Our bet on embeddings is a high-risk, high-reward endeavor, and we are immensely grateful to partners who share this vision. Both on the model side to reduce the CAPEX as an open asset through a non-profit Clay , and to reduce the OPEX for users through the servicing layer with LGND AI, Inc. .

Geeky addendum: I have a hunch that the Chinchilla scaling laws for text, suggesting ~20 tokens per parameter, may not directly translate to Earth data. Text is unconstrained, encompassing fiction, errors, and myriad styles. Earth data, by contrast, is almost entirely grounded in physical reality. I suspect Earth is "semantically denser and ergodic," meaning there's significant spatio-temporal repetition, allowing models to learn robust representations with potentially fewer tokens per parameter – perhaps an order of magnitude less. Vision Transformer (ViT) patches are also "anchored" spatially, unlike free-floating text tokens, which might greatly accelerate learning dynamics. ... I predict that within 2-3 years, most new Geo FMs will converge on broadly similar semantic understandings, which is another compelling reason to foster openness and drive these models towards becoming a commodity, or even a utility.

From finetune to embeddings

All along the AI stack we have embeddings, which are simply vectors that encode the input. They are not perfect but they are orders of magnitude smaller, so to the degree they are correct, they unlock huge value. For many applications and domains, they are simply part of the internal pipes of the AI stack, subject to academic studies as a way to understand the internal brain of a model.

I conceptually imagine embeddings as a cloud of dots, each a datapoint representing a semantic. Then all input data falls into these dots, connected as a path. The AI then needs to figure out how to locate those dots so the paths are simple, reused, predictable. Those paths become reality encoded. Those paths allow to navigate reality through semantics, bringing along space and time, which unlocks an entire new paradigm of finding stuff, monitoring stuff, causality, ...

For geoAI we started to look at them more closely, since Earth data is crucially different. Not only we have a large but limited surface, Earth, but we encode many similar semantics in place and time, which is turn represent most of the work for most of the outputs users need.
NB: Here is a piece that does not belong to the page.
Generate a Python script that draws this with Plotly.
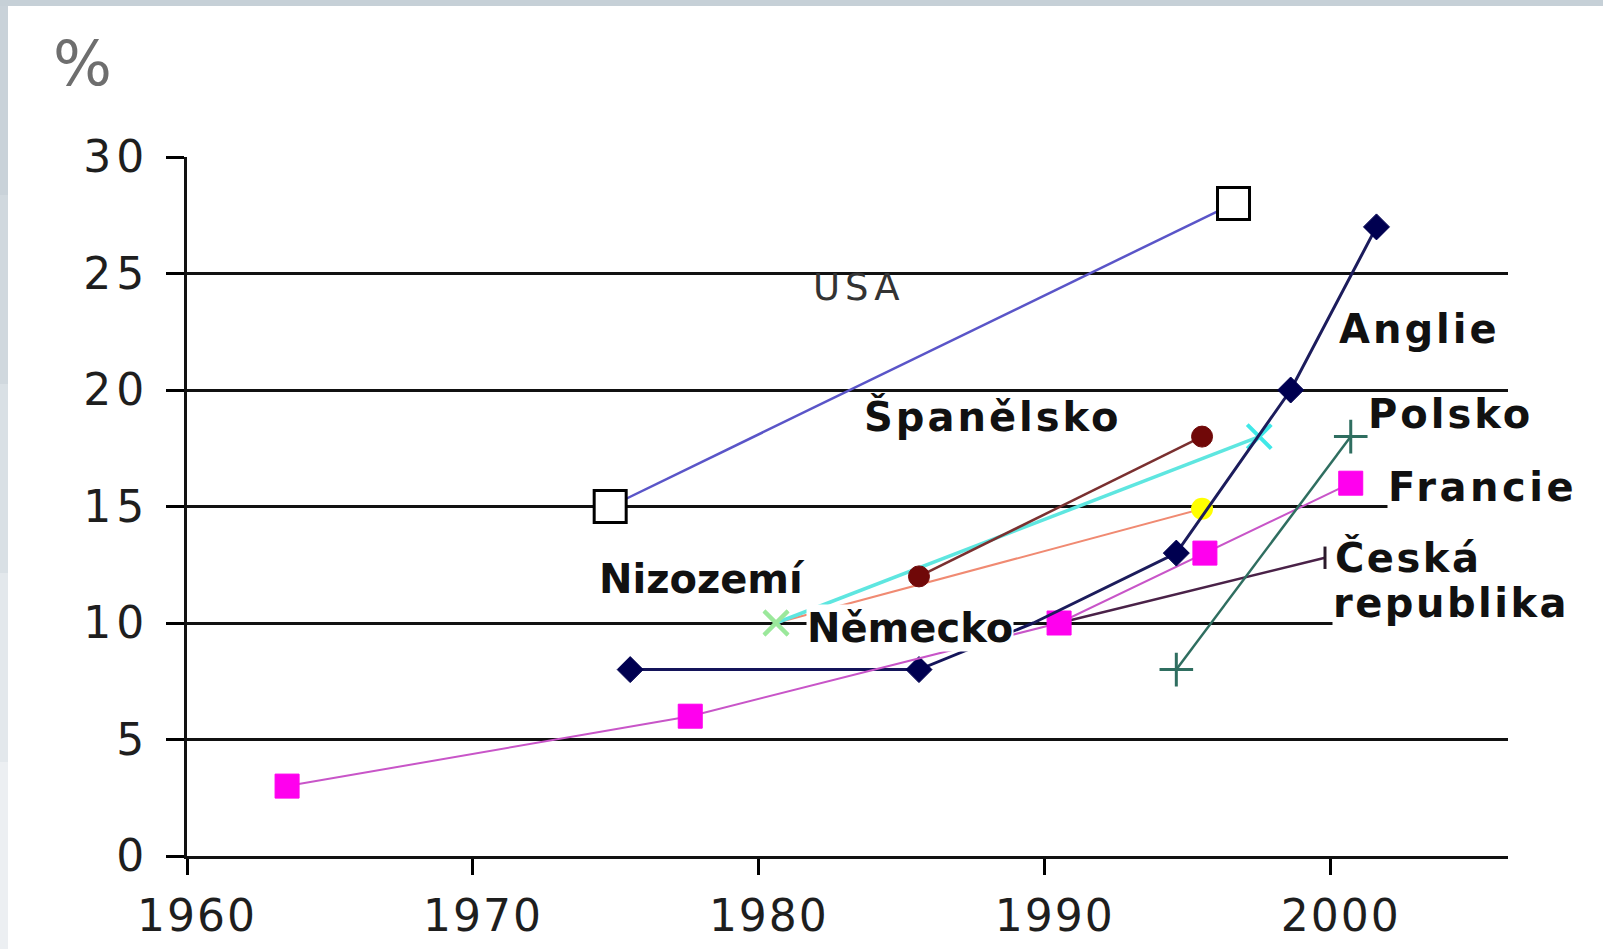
import plotly.graph_objects as go

# values (year, percent)
usa_years = [1974.8, 1996.6]
usa_vals = [15, 28]

nemecko_years = [1975.5, 1985.6, 1989.6]
nemecko_vals = [8, 8, 10]

anglie_years = [1989.6, 1994.6, 1998.6, 2001.6]
anglie_vals = [10, 13, 20, 27]

francie_years = [1963.5, 1977.6, 1990.5, 1995.6, 2000.7]
francie_vals = [3, 6, 10, 13, 16]

spanelsko_years = [1985.6, 1995.5]
spanelsko_vals = [12, 18]

nizozemi_years = [1980.6, 1997.5]
nizozemi_vals = [10, 18]

# unlabelled orange series (green start marker, yellow end marker)
orange_years = [1980.6, 1995.5]
orange_vals = [10, 14.9]

ceska_years = [1990.5, 1999.8]
ceska_vals = [10, 12.8]

polsko_years = [1994.6, 2000.7]
polsko_vals = [8, 18]

y_ticks = [0, 5, 10, 15, 20, 25, 30]
x_ticks = [1960, 1970, 1980, 1990, 2000]

FONT = "DejaVu Sans"
W, H = 1603, 949
M = dict(l=187, r=95, t=157, b=93)

fig = go.Figure()


def add_series(xs, ys, line_color, width, symbol, size, color, line=None):
    fig.add_trace(go.Scatter(
        x=xs, y=ys, mode="lines+markers",
        line=dict(color=line_color, width=width),
        marker=dict(symbol=symbol, size=size, color=color, opacity=1,
                    line=line or dict(color=color, width=1)),
        showlegend=False, hoverinfo="x+y",
    ))


add_series(usa_years, usa_vals, "#5a55c8", 2.5, "square", 32, "white",
           dict(color="black", width=3))
add_series(orange_years, orange_vals, "#f08a72", 2, ["x-thin", "circle"], [24, 22],
           ["#9be89b", "#ffff00"], dict(color=["#9be89b", "#ffff00"], width=[4, 0]))
add_series(nizozemi_years, nizozemi_vals, "#5ee6e0", 3.5, ["x-thin", "x-thin"], 24,
           "#40e8e8", dict(color=["#9be89b", "#40e8e8"], width=4))
add_series(spanelsko_years, spanelsko_vals, "#7a3030", 2.5, "circle", 21, "#700808")
add_series(nemecko_years, nemecko_vals, "#14145a", 3, "diamond", [20, 20, 0], "#000050")
add_series(ceska_years, ceska_vals, "#4a2248", 2.5, "line-ns", [0, 16], "#3a1a3a",
           dict(color="#2a1a2a", width=3))
add_series(francie_years, francie_vals, "#c855c8", 2, "square", 24, "#ff00ee")
add_series(anglie_years, anglie_vals, "#1c1c5c", 3, "diamond", [0, 20, 20, 20], "#000050")
add_series(polsko_years, polsko_vals, "#2f6e60", 2.5, "cross-thin", 24, "#2f6e60",
           dict(color="#2f6e60", width=3))

# country labels: text, year, value, bold, white box, anchor, letter spacing
labels = [
    ("USA", 1983.5, 24.4, False, False, "center", 5),
    ("Anglie", 2003.1, 22.6, True, False, "center", 3),
    ("Španělsko", 1988.2, 18.85, True, False, "center", 3),
    ("Polsko", 2004.2, 18.95, True, False, "center", 3),
    ("Francie", 2005.3, 15.85, True, True, "center", 3.5),
    ("Česká", 2000.1, 12.8, True, True, "left", 2.5),
    ("republika", 2000.05, 10.85, True, True, "left", 2.5),
    ("Nizozemí", 1978.0, 11.9, True, False, "center", 0),
    ("Německo", 1985.3, 9.8, True, True, "center", 0),
]
for text, x, y, bold, box, anchor, spacing in labels:
    fig.add_annotation(
        x=x, y=y, showarrow=False, xanchor=anchor, yanchor="middle",
        text=f'<span style="letter-spacing:{spacing}px">{text}</span>',
        font=dict(family=FONT, size=40 if bold else 37,
                  color="#111" if bold else "#333",
                  weight="bold" if bold else "normal"),
        bgcolor="white" if box else "rgba(0,0,0,0)", borderpad=0,
    )

pw = W - M["l"] - M["r"]
ph = H - M["t"] - M["b"]
fig.add_annotation(
    xref="paper", yref="paper", x=(83 - M["l"]) / pw, y=(H - M["b"] - 64) / ph,
    text="%", showarrow=False, xanchor="center", yanchor="middle",
    font=dict(family=FONT, size=62, color="#6e6e6e"),
)


# grey frame at the top and left edge of the picture
def px_rect(x0, y0, x1, y1, color):
    fig.add_shape(
        type="rect", xref="paper", yref="paper", layer="above",
        x0=(x0 - M["l"]) / pw, x1=(x1 - M["l"]) / pw,
        y0=(H - M["b"] - y0) / ph, y1=(H - M["b"] - y1) / ph,
        fillcolor=color, line=dict(width=0),
    )


px_rect(0, 0, W, 6, "#c6d0d7")
for i, c in enumerate(["#c9d2d9", "#d0d8de", "#d9e0e5", "#e3e8ec", "#eceff2"]):
    px_rect(0, 6 + i * 189, 8, 6 + (i + 1) * 189, c)


def spaced(values, px):
    return [f'<span style="letter-spacing:{px}px">{v}</span>' for v in values]


fig.update_layout(
    width=W, height=H, margin=M,
    paper_bgcolor="white", plot_bgcolor="white",
    xaxis=dict(
        range=[1960, 2006.2], tickvals=x_ticks, ticktext=spaced(x_ticks, 2),
        ticks="outside", ticklen=16, automargin=False,
        tickwidth=2.5, tickcolor="black", showline=True, linewidth=3,
        linecolor="#111", showgrid=False, zeroline=False,
        tickfont=dict(family=FONT, size=44, color="#1e1e1e"),
        ticklabelstandoff=3, ticklabelshift=10,
    ),
    yaxis=dict(
        range=[0, 30], tickvals=y_ticks, ticktext=spaced(y_ticks, 5),
        ticks="outside", ticklen=18, automargin=False,
        tickwidth=3, tickcolor="black", showline=True, linewidth=3,
        linecolor="#111", showgrid=True, gridcolor="#111", gridwidth=3,
        zeroline=False, tickfont=dict(family=FONT, size=44, color="#1e1e1e"),
        ticklabelstandoff=8,
    ),
)

fig.write_html("out.html", config={"displayModeBar": False},
               post_script="document.body.style.margin='0';")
This embedding-centric methodology represents a significant departure from traditional GeoAI workflows, forgoing the reduced but still intense finetune workflow. In fact, through experience, we ended up not only promoting them as perhaps the new center of value for geo, but also the basis to build a service provider Lgnd: Leveraging pre-trained embeddings from models like Clay, potentially with Retrieval Augmented Generation (RAG) and minimal labeling, yields actionable insights in seconds. This finally democratizes access to sophisticated EO analysis.

The Embedded Future of Earth Observation

The true significance of this shift lies in unlocking value from EO data that has remained latent. One can envision climate models achieving new hyperlocal accuracy or conservation efforts gaining unprecedented timeliness. This is an evolving field; questions remain about representing homogenous features or integrating diverse geospatial data at scale.

Nevertheless, the path forward is clear. The capacity to create and utilize these imperfect yet remarkably detailed mathematical summaries of our planet offers in our opinion the most promising avenue for the next generation of geospatial innovation. It is about transcending pixel-level analysis to achieve a profound, semantic understanding of Earth. The question often posed is, "What is the ChatGPT equivalent for Geo?" Perhaps a more pertinent inquiry is how we can equip a diverse community with foundational tools, like these embeddings, to construct a multitude of tailored solutions that work with least clicks, least effort and least time. That prospect, I submit, is worth the risk that we are wrong.

PS: Thanks Samuel Barrett for the feedback on the draft!